● **WHAT IS EXPECTED**: Return all the data below as it stands, minus the pictures.

● **PROVIDED DATA**:
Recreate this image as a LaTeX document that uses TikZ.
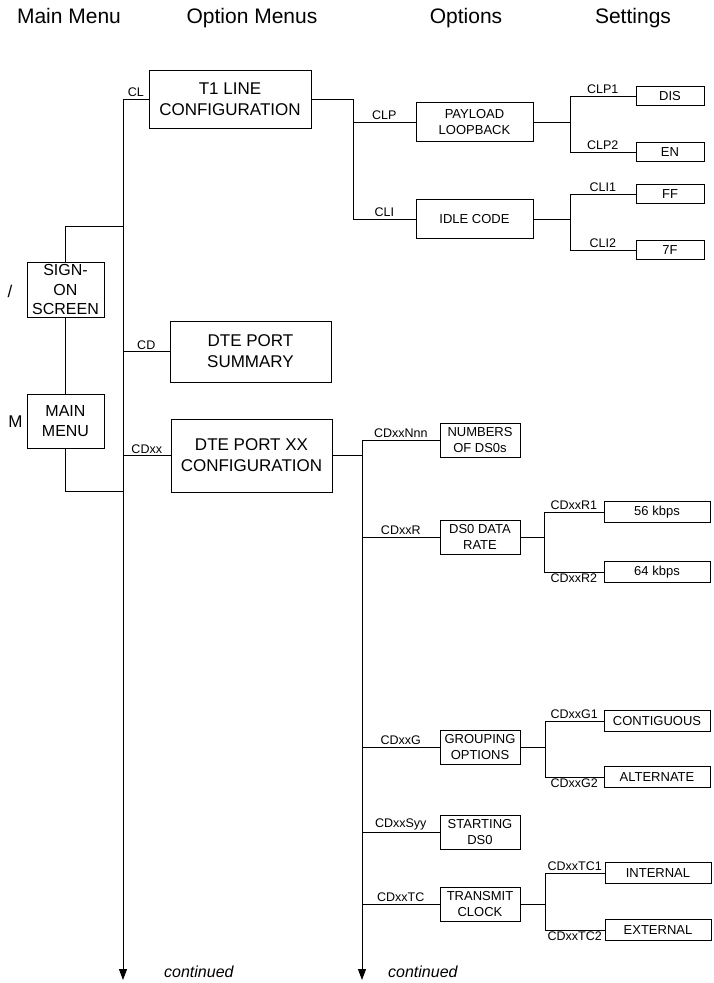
\documentclass[tikz,border=0pt]{standalone}
\usepackage{fontspec}
\setmainfont{Liberation Sans}
\usetikzlibrary{arrows.meta, positioning, calc}
\tikzset{
  box/.style={rectangle, draw, line width=0.9pt, inner sep=1pt, align=center},
  menu/.style={box, font=\fontsize{16}{19.5}\selectfont,
               minimum width=77pt, minimum height=55pt},
  optmenu/.style={box, font=\fontsize{17}{21}\selectfont, minimum width=161pt},
  opt/.style={box, font=\fontsize{13}{16}\selectfont},
  optwide/.style={opt, minimum width=117pt, minimum height=39pt},
  optnarrow/.style={opt, minimum width=80pt, minimum height=34pt},
  setsmall/.style={box, font=\fontsize{13}{16}\selectfont,
                   minimum width=68pt, minimum height=19pt},
  setlarge/.style={box, font=\fontsize{13}{16}\selectfont,
                   minimum width=106pt, minimum height=21pt},
  lbl/.style={font=\fontsize{12.5}{14}\selectfont, inner sep=1.5pt},
  key/.style={font=\fontsize{17}{20}\selectfont, inner sep=0pt},
  hdr/.style={font=\fontsize{21}{25}\selectfont, anchor=base, inner sep=0pt},
  cont/.style={font=\itshape\fontsize{16}{19}\selectfont, anchor=base west, inner sep=0pt},
  wire/.style={line width=0.9pt},
  bus/.style={wire, -{Triangle[length=11pt, width=8pt]}},
}

\begin{document}
\begin{tikzpicture}[x=1pt, y=-1pt]

  \useasboundingbox (0,0) rectangle (714,983);

  % column headings
  \node[hdr] (hMain) at (69,23) {Main Menu};
  \node[hdr] (hOptMenus) at (252,23) {Option Menus};
  \node[hdr] (hOptions) at (466,23) {Options};
  \node[hdr] (hSettings) at (633,23) {Settings};

  % main menu
  \node[menu] (signon) at (65.5,289.5) {SIGN-\\ON\\SCREEN};
  \node[menu, minimum height=54pt] (mainmenu) at (65.5,421) {MAIN\\MENU};
  \node[key] (kSlash) at (10,291) {/};
  \node[key] (kM) at (15.5,421.5) {M};

  % option menus
  \node[optmenu, minimum width=162pt, minimum height=58pt] (t1line) at (230,99)
    {T1 LINE\\CONFIGURATION};
  \node[optmenu, minimum height=61pt] (dtesum) at (250.5,351.5)
    {DTE PORT\\SUMMARY};
  \node[optmenu, minimum height=73pt] (dtecfg) at (251.5,455.5)
    {DTE PORT XX\\CONFIGURATION};

  % options
  \node[optwide] (payload) at (474.5,122) {PAYLOAD\\LOOPBACK};
  \node[optwide] (idle) at (474.5,219) {IDLE CODE};
  \node[optnarrow] (numds0) at (480,440) {NUMBERS\\OF DS0s};
  \node[optnarrow] (rate) at (480,537) {DS0 DATA\\RATE};
  \node[optnarrow] (group) at (480,747) {GROUPING\\OPTIONS};
  \node[optnarrow] (start) at (480,832) {STARTING\\DS0};
  \node[optnarrow] (txclk) at (480,904) {TRANSMIT\\CLOCK};

  % settings
  \node[setsmall] (dis) at (670,96) {DIS};
  \node[setsmall] (en) at (670,152) {EN};
  \node[setsmall] (ff) at (670,194) {FF};
  \node[setsmall] (sevenf) at (670,250) {7F};
  \node[setlarge] (k56) at (657,512) {56 kbps};
  \node[setlarge] (k64) at (657,572) {64 kbps};
  \node[setlarge] (contig) at (657,721) {CONTIGUOUS};
  \node[setlarge] (altern) at (657,777) {ALTERNATE};
  \node[setlarge] (intern) at (658,873) {INTERNAL};
  \node[setlarge] (extern) at (658,930) {EXTERNAL};

  \coordinate (busA) at (123,99);
  \coordinate (busAend) at (123,980);
  \coordinate (busB) at (362,440);
  \coordinate (busBend) at (362,980);
  \coordinate (busC) at (353,99);
  \coordinate (jSign) at (123,226);
  \coordinate (jMain) at (123,491);
  \coordinate (jPay) at (570,122);
  \coordinate (jIdle) at (570,219);
  \coordinate (jRate) at (544,537);
  \coordinate (jGroup) at (545,747);
  \coordinate (jClk) at (545,904);

  % trunks
  \draw[bus] (busA) -- (busAend);
  \draw[bus] (busB) -- (busBend);
  \node[cont] (contA) at (164,977) {continued};
  \node[cont] (contB) at (388,977) {continued};

  \draw[wire] (signon.north) |- (jSign);
  \draw[wire] (signon.south) -- (mainmenu.north);
  \draw[wire] (mainmenu.south) |- (jMain);

  \draw[wire] (busA) -- node[lbl, above] {CL} (t1line.west);
  \draw[wire] (dtesum.west -| busA) -- node[lbl, above] {CD} (dtesum.west);
  \draw[wire] (dtecfg.west -| busA) -- node[lbl, above] {CDxx} (dtecfg.west);
  \draw[wire] (dtecfg.east) -- (dtecfg.east -| busB);

  % T1 line options
  \draw[wire] (t1line.east) -- (busC) -- (busC |- idle.west);
  \draw[wire] (payload.west -| busC) -- node[lbl, above] {CLP} (payload.west);
  \draw[wire] (idle.west -| busC) -- node[lbl, above] {CLI} (idle.west);
  \draw[wire] (payload.east) -- (jPay);
  \draw[wire] (dis.west) -- node[lbl, above] {CLP1} (dis.west -| jPay)
    |- node[lbl, above, pos=0.75] {CLP2} (en.west);
  \draw[wire] (idle.east) -- (jIdle);
  \draw[wire] (ff.west) -- node[lbl, above] {CLI1} (ff.west -| jIdle)
    |- node[lbl, above, pos=0.75] {CLI2} (sevenf.west);

  % DTE port options
  \draw[wire] (busB) -- node[lbl, above] {CDxxNnn} (numds0.west);
  \draw[wire] (rate.west -| busB) -- node[lbl, above] {CDxxR} (rate.west);
  \draw[wire] (group.west -| busB) -- node[lbl, above] {CDxxG} (group.west);
  \draw[wire] (start.west -| busB) -- node[lbl, above] {CDxxSyy} (start.west);
  \draw[wire] (txclk.west -| busB) -- node[lbl, above] {CDxxTC} (txclk.west);

  \draw[wire] (rate.east) -- (jRate);
  \draw[wire] (k56.west) -- node[lbl, above] {CDxxR1} (k56.west -| jRate)
    |- node[lbl, below, pos=0.75] {CDxxR2} (k64.west);
  \draw[wire] (group.east) -- (jGroup);
  \draw[wire] (contig.west) -- node[lbl, above] {CDxxG1} (contig.west -| jGroup)
    |- node[lbl, below, pos=0.75] {CDxxG2} (altern.west);
  \draw[wire] (txclk.east) -- (jClk);
  \draw[wire] (intern.west) -- node[lbl, above] {CDxxTC1} (intern.west -| jClk)
    |- node[lbl, below, pos=0.75] {CDxxTC2} (extern.west);

\end{tikzpicture}
\end{document}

● **FINAL ANSWER**:
Recreate this image as a LaTeX document that uses TikZ.
\documentclass[tikz,border=0pt]{standalone}
\usepackage{fontspec}
\setmainfont{Liberation Sans}
\usetikzlibrary{arrows.meta, positioning, calc}
\tikzset{
  box/.style={rectangle, draw, line width=0.9pt, inner sep=1pt, align=center},
  menu/.style={box, font=\fontsize{16}{19.5}\selectfont,
               minimum width=77pt, minimum height=55pt},
  optmenu/.style={box, font=\fontsize{17}{21}\selectfont, minimum width=161pt},
  opt/.style={box, font=\fontsize{13}{16}\selectfont},
  optwide/.style={opt, minimum width=117pt, minimum height=39pt},
  optnarrow/.style={opt, minimum width=80pt, minimum height=34pt},
  setsmall/.style={box, font=\fontsize{13}{16}\selectfont,
                   minimum width=68pt, minimum height=19pt},
  setlarge/.style={box, font=\fontsize{13}{16}\selectfont,
                   minimum width=106pt, minimum height=21pt},
  lbl/.style={font=\fontsize{12.5}{14}\selectfont, inner sep=1.5pt},
  key/.style={font=\fontsize{17}{20}\selectfont, inner sep=0pt},
  hdr/.style={font=\fontsize{21}{25}\selectfont, anchor=base, inner sep=0pt},
  cont/.style={font=\itshape\fontsize{16}{19}\selectfont, anchor=base west, inner sep=0pt},
  wire/.style={line width=0.9pt},
  bus/.style={wire, -{Triangle[length=11pt, width=8pt]}},
}

\begin{document}
\begin{tikzpicture}[x=1pt, y=-1pt]

  \useasboundingbox (0,0) rectangle (714,983);

  % column headings
  \node[hdr] (hMain) at (69,23) {Main Menu};
  \node[hdr] (hOptMenus) at (252,23) {Option Menus};
  \node[hdr] (hOptions) at (466,23) {Options};
  \node[hdr] (hSettings) at (633,23) {Settings};

  % main menu
  \node[menu] (signon) at (65.5,289.5) {SIGN-\\ON\\SCREEN};
  \node[menu, minimum height=54pt] (mainmenu) at (65.5,421) {MAIN\\MENU};
  \node[key] (kSlash) at (10,291) {/};
  \node[key] (kM) at (15.5,421.5) {M};

  % option menus
  \node[optmenu, minimum width=162pt, minimum height=58pt] (t1line) at (230,99)
    {T1 LINE\\CONFIGURATION};
  \node[optmenu, minimum height=61pt] (dtesum) at (250.5,351.5)
    {DTE PORT\\SUMMARY};
  \node[optmenu, minimum height=73pt] (dtecfg) at (251.5,455.5)
    {DTE PORT XX\\CONFIGURATION};

  % options
  \node[optwide] (payload) at (474.5,122) {PAYLOAD\\LOOPBACK};
  \node[optwide] (idle) at (474.5,219) {IDLE CODE};
  \node[optnarrow] (numds0) at (480,440) {NUMBERS\\OF DS0s};
  \node[optnarrow] (rate) at (480,537) {DS0 DATA\\RATE};
  \node[optnarrow] (group) at (480,747) {GROUPING\\OPTIONS};
  \node[optnarrow] (start) at (480,832) {STARTING\\DS0};
  \node[optnarrow] (txclk) at (480,904) {TRANSMIT\\CLOCK};

  % settings
  \node[setsmall] (dis) at (670,96) {DIS};
  \node[setsmall] (en) at (670,152) {EN};
  \node[setsmall] (ff) at (670,194) {FF};
  \node[setsmall] (sevenf) at (670,250) {7F};
  \node[setlarge] (k56) at (657,512) {56 kbps};
  \node[setlarge] (k64) at (657,572) {64 kbps};
  \node[setlarge] (contig) at (657,721) {CONTIGUOUS};
  \node[setlarge] (altern) at (657,777) {ALTERNATE};
  \node[setlarge] (intern) at (658,873) {INTERNAL};
  \node[setlarge] (extern) at (658,930) {EXTERNAL};

  \coordinate (busA) at (123,99);
  \coordinate (busAend) at (123,980);
  \coordinate (busB) at (362,440);
  \coordinate (busBend) at (362,980);
  \coordinate (busC) at (353,99);
  \coordinate (jSign) at (123,226);
  \coordinate (jMain) at (123,491);
  \coordinate (jPay) at (570,122);
  \coordinate (jIdle) at (570,219);
  \coordinate (jRate) at (544,537);
  \coordinate (jGroup) at (545,747);
  \coordinate (jClk) at (545,904);

  % trunks
  \draw[bus] (busA) -- (busAend);
  \draw[bus] (busB) -- (busBend);
  \node[cont] (contA) at (164,977) {continued};
  \node[cont] (contB) at (388,977) {continued};

  \draw[wire] (signon.north) |- (jSign);
  \draw[wire] (signon.south) -- (mainmenu.north);
  \draw[wire] (mainmenu.south) |- (jMain);

  \draw[wire] (busA) -- node[lbl, above] {CL} (t1line.west);
  \draw[wire] (dtesum.west -| busA) -- node[lbl, above] {CD} (dtesum.west);
  \draw[wire] (dtecfg.west -| busA) -- node[lbl, above] {CDxx} (dtecfg.west);
  \draw[wire] (dtecfg.east) -- (dtecfg.east -| busB);

  % T1 line options
  \draw[wire] (t1line.east) -- (busC) -- (busC |- idle.west);
  \draw[wire] (payload.west -| busC) -- node[lbl, above] {CLP} (payload.west);
  \draw[wire] (idle.west -| busC) -- node[lbl, above] {CLI} (idle.west);
  \draw[wire] (payload.east) -- (jPay);
  \draw[wire] (dis.west) -- node[lbl, above] {CLP1} (dis.west -| jPay)
    |- node[lbl, above, pos=0.75] {CLP2} (en.west);
  \draw[wire] (idle.east) -- (jIdle);
  \draw[wire] (ff.west) -- node[lbl, above] {CLI1} (ff.west -| jIdle)
    |- node[lbl, above, pos=0.75] {CLI2} (sevenf.west);

  % DTE port options
  \draw[wire] (busB) -- node[lbl, above] {CDxxNnn} (numds0.west);
  \draw[wire] (rate.west -| busB) -- node[lbl, above] {CDxxR} (rate.west);
  \draw[wire] (group.west -| busB) -- node[lbl, above] {CDxxG} (group.west);
  \draw[wire] (start.west -| busB) -- node[lbl, above] {CDxxSyy} (start.west);
  \draw[wire] (txclk.west -| busB) -- node[lbl, above] {CDxxTC} (txclk.west);

  \draw[wire] (rate.east) -- (jRate);
  \draw[wire] (k56.west) -- node[lbl, above] {CDxxR1} (k56.west -| jRate)
    |- node[lbl, below, pos=0.75] {CDxxR2} (k64.west);
  \draw[wire] (group.east) -- (jGroup);
  \draw[wire] (contig.west) -- node[lbl, above] {CDxxG1} (contig.west -| jGroup)
    |- node[lbl, below, pos=0.75] {CDxxG2} (altern.west);
  \draw[wire] (txclk.east) -- (jClk);
  \draw[wire] (intern.west) -- node[lbl, above] {CDxxTC1} (intern.west -| jClk)
    |- node[lbl, below, pos=0.75] {CDxxTC2} (extern.west);

\end{tikzpicture}
\end{document}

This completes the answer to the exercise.